STATED GOAL - Tally the lines containing the word "that" and give the total alone.
··· PROVIDED RECORDS
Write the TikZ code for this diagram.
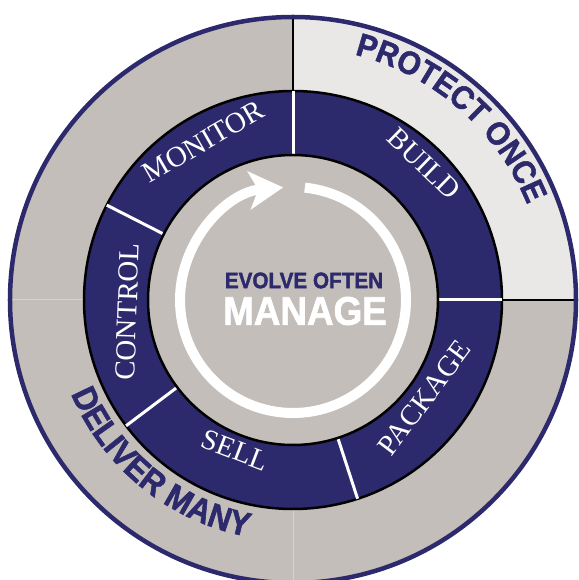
\documentclass[tikz,border=0pt]{standalone}
\usepackage{fontspec}
\setmainfont{Liberation Serif}
\newfontfamily\headfont[FakeBold=1.6,FakeStretch=0.92]{Liberation Sans Bold}
\usetikzlibrary{arrows.meta}
\usetikzlibrary{decorations.text}
\definecolor{navy}{HTML}{2C2A6C}
\definecolor{ringGray}{HTML}{C4BEBA}
\definecolor{paleGray}{HTML}{EAE8E7}
\definecolor{seamGray}{HTML}{D6D2CF}
\newcommand\mottofont{\headfont\fontsize{32.5}{34}\selectfont}
\newcommand\lowmottofont{\headfont\fontsize{34}{35}\selectfont}
\tikzset{stage/.style={text=white,inner sep=0pt,font=\fontsize{29}{30}\selectfont}}
\tikzset{divider/.style={white,line width=3pt}}
\tikzset{seam/.style={black,line width=1.5pt}}
\tikzset{motto/.style={decorate,decoration={text along path,text align=center,text color=navy}}}

\begin{document}
\begin{tikzpicture}[x=1pt,y=1pt]
    \useasboundingbox (-293,-280) rectangle (285,300);
    \fill[ringGray] (0,0) circle (283);
    \fill[paleGray] (0,0) -- (0,283) arc[start angle=90,end angle=0,radius=283] -- cycle;
    \draw[seamGray,line width=1pt] (-283,0) -- (0,0) -- (0,-283);
    \draw[seam] (0,283) -- (0,0) -- (283,0);
    \draw[navy,line width=4.5pt] (0,0) circle (283);
    \fill[navy,draw=black,line width=2.5pt] (0,0) circle (209);
    \foreach \a in {90,0,-72,217,153}
        \draw[divider] (\a:145) -- (\a:209);
    \fill[ringGray,draw=black,line width=2.5pt] (0,0) circle (145);
    \draw[white,line width=10pt,-{Stealth[length=34pt,width=38pt,inset=9pt]}]
        (84:113) arc[start angle=84,end angle=-265,radius=113];
        \node[stage,rotate=30] (monitor) at (119.5:182) {MONITOR};
        \node[stage,rotate=-44] (build) at (46:189) {BUILD};
        \node[stage,rotate=53] (package) at (-36.6:164) {PACKAGE};
        \node[stage,rotate=-21] (sell) at (249:161) {SELL};
        \node[stage,rotate=88] (control) at (184:166) {CONTROL};
    \node[text=navy,font=\headfont\fontsize{22.5}{23}\selectfont] (evolve) at (11,19.5) {EVOLVE OFTEN};
    \node[text=white,font=\headfont\fontsize{40}{40}\selectfont] (manage) at (12,-11) {MANAGE};
    \path[motto,decoration={text={|\mottofont|PROTECT ONCE}}]
        (100:253) arc[start angle=100,end angle=-2,radius=253];
    \path[motto,decoration={text={|\lowmottofont|DELIVER MANY}}]
        (181:241) arc[start angle=181,end angle=281,radius=241];
\end{tikzpicture}
\end{document}
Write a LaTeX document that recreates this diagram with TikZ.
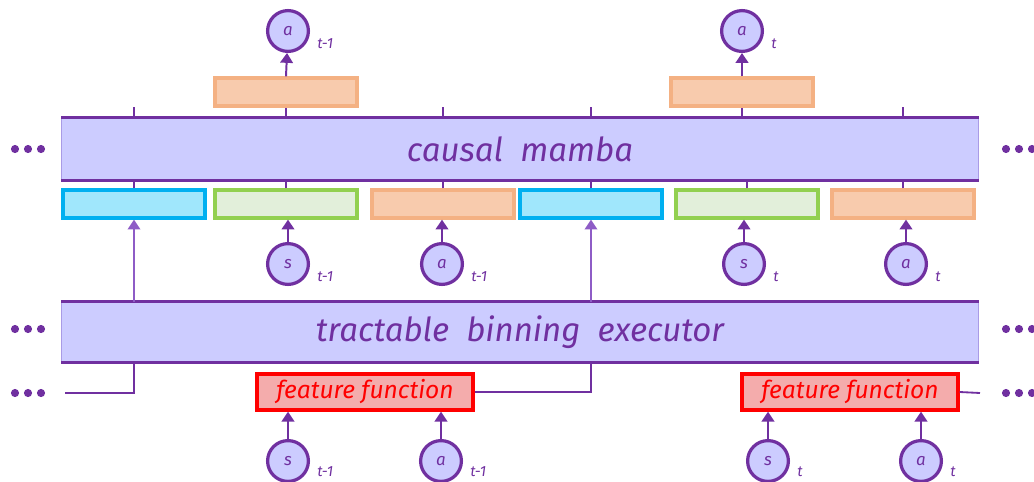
\documentclass[tikz,border=0pt]{standalone}
\usepackage{fontspec}
\setmainfont{Fira Sans}
\usepackage{tikz}
\usetikzlibrary{arrows.meta,positioning}

\definecolor{purp}{HTML}{7030A0}
\definecolor{purplt}{HTML}{8E5CC6}
\definecolor{lav}{HTML}{CCCCFF}
\definecolor{lavedge}{HTML}{A99BE6}
\definecolor{cyanb}{HTML}{00B0F0}
\definecolor{cyanf}{HTML}{A0E7FC}
\definecolor{greenb}{HTML}{92D050}
\definecolor{greenf}{HTML}{E2EFDA}
\definecolor{orngb}{HTML}{F4B183}
\definecolor{orngf}{HTML}{F8CBAD}
\definecolor{redf}{HTML}{F4ACAC}

\begin{document}
\begin{tikzpicture}[
  x=0.025cm, y=-0.025cm,
  band/.style={rectangle, fill=lav, draw=lavedge, line width=0.6pt, minimum width=22.9cm, inner sep=0pt, text=purp, font=\fontsize{23.5}{27}\selectfont\itshape},
  tok/.style={rectangle, line width=2.3pt, minimum width=3.55cm, minimum height=0.7cm, inner sep=0pt},
  emb/.style={tok, draw=cyanb, fill=cyanf},
  obs/.style={tok, draw=greenb, fill=greenf},
  act/.style={tok, draw=orngb, fill=orngf},
  feat/.style={rectangle, draw=red, fill=redf, line width=2.4pt, minimum width=5.4cm, minimum height=0.9cm, inner sep=0pt, text=red, font=\fontsize{17.5}{20}\selectfont\itshape},
  var/.style={circle, draw=purp, fill=lav, line width=2.3pt, minimum size=1.02cm, inner sep=0pt, text=purp, font=\fontsize{12}{14}\selectfont\itshape},
  sub/.style={anchor=west, text=purp, font=\fontsize{10.5}{12}\selectfont\itshape, inner sep=0pt},
  ln/.style={purp, line width=1.3pt},
  arr/.style={-{Triangle[width=9pt,length=7pt]}, purp, line width=1.4pt},
  arrlt/.style={-{Triangle[width=9pt,length=7pt]}, purplt, line width=1.1pt}
]
\useasboundingbox (0,0) rectangle (1034,481);

% the two long layers
\node[band, minimum height=1.55cm] (mamba) at (520,149) {causal\ \ mamba};
\node[band, minimum height=1.5cm]  (tbe)   at (520,332) {tractable\ \ binning\ \ executor};
\draw[purp, line width=1.6pt] (mamba.north west) -- (mamba.north east);
\draw[purp, line width=1.6pt] (mamba.south west) -- (mamba.south east);
\draw[purp, line width=1.6pt] (tbe.north west) -- (tbe.north east);
\draw[purp, line width=1.6pt] (tbe.south west) -- (tbe.south east);

% token row under the mamba layer
\node[emb] (e1) at (134,204) {};
\node[obs] (o1) at (286,204) {};
\node[act] (p1) at (443,204) {};
\node[emb] (e2) at (591,204) {};
\node[obs] (o2) at (747,204) {};
\node[act] (p2) at (903,204) {};

% action heads on top
\node[act] (h1) at (286,92) {};
\node[act] (h2) at (742,92) {};
\node[var] (y1) at (288,31) {a};
\node[var] (y2) at (742,31) {a};
\node[sub] at ([shift={(7,13)}]y1.east) {t-1};
\node[sub] at ([shift={(7,13)}]y2.east) {t};

% inputs of the token row
\node[var] (s1) at (288,264) {s};
\node[var] (a1) at (442,264) {a};
\node[var] (s2) at (744,264) {s};
\node[var] (a2) at (906,264) {a};
\node[sub] at ([shift={(7,13)}]s1.east) {t-1};
\node[sub] at ([shift={(7,13)}]a1.east) {t-1};
\node[sub] at ([shift={(7,13)}]s2.east) {t};
\node[sub] at ([shift={(7,13)}]a2.east) {t};

% feature functions and their inputs
\node[feat] (f1) at (365,392) {feature\ function};
\node[feat] (f2) at (850,392) {feature\ function};
\node[var] (s3) at (288,461) {s};
\node[var] (a3) at (441,461) {a};
\node[var] (s4) at (768,461) {s};
\node[var] (a4) at (921,461) {a};
\node[sub] at ([shift={(7,11)}]s3.east) {t-1};
\node[sub] at ([shift={(7,11)}]a3.east) {t-1};
\node[sub] at ([shift={(7,11)}]s4.east) {t};
\node[sub] at ([shift={(7,11)}]a4.east) {t};
\coordinate (lin)  at (65,393);
\coordinate (rout) at (980,393);

% ticks between the layers and the tokens
\foreach \n in {e1,o1,p1,e2,o2,p2}
  \draw[ln] (\n.north) -- (\n |- mamba.south);
\foreach \n in {e1,p1,e2,p2}
  \draw[ln] (\n |- mamba.north) -- ++(0,-11);
\draw[ln] (h1 |- mamba.north) -- (h1.south);
\draw[ln] (h2 |- mamba.north) -- (h2.south);
\draw[arr] (h1.north) -- (y1);
\draw[arr] (h2.north) -- (y2);

\draw[arr] (s1) -- (s1 |- o1.south);
\draw[arr] (a1) -- (a1 |- p1.south);
\draw[arr] (s2) -- (s2 |- o2.south);
\draw[arr] (a2) -- (a2 |- p2.south);
\draw[arrlt] (e1 |- tbe.north) -- (e1.south);
\draw[arrlt] (e2 |- tbe.north) -- (e2.south);

\draw[arr] (s3) -- (s3 |- f1.south);
\draw[arr] (a3) -- (a3 |- f1.south);
\draw[arr] (s4) -- (s4 |- f2.south);
\draw[arr] (a4) -- (a4 |- f2.south);
\draw[ln] (lin) -| (e1 |- tbe.south);
\draw[ln] (f1.east) -| (e2 |- tbe.south);
\draw[ln] (f2.east) -- (rout);

% ellipsis dots on both sides
\foreach \y in {149,329,393}{
  \foreach \x in {15,28,41} \fill[purp] (\x,\y) circle (2.9pt);
  \foreach \x in {1006,1019,1032} \fill[purp] (\x,\y) circle (2.9pt);
}
\end{tikzpicture}
\end{document}
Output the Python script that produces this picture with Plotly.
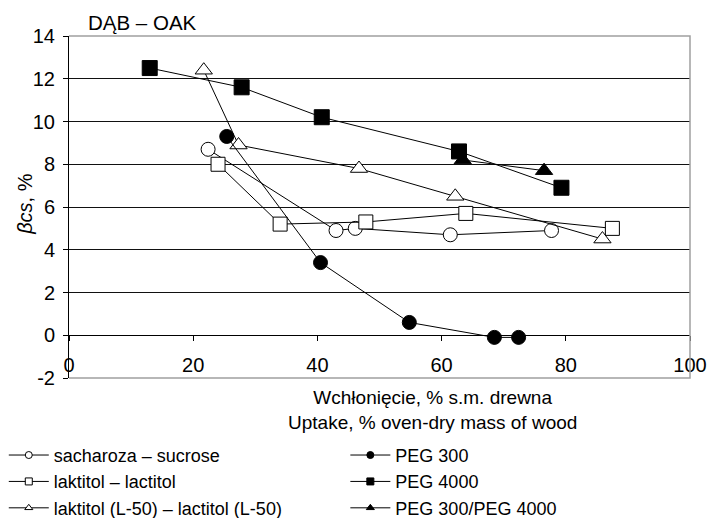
······
REPLY TO THE EXERCISE - 2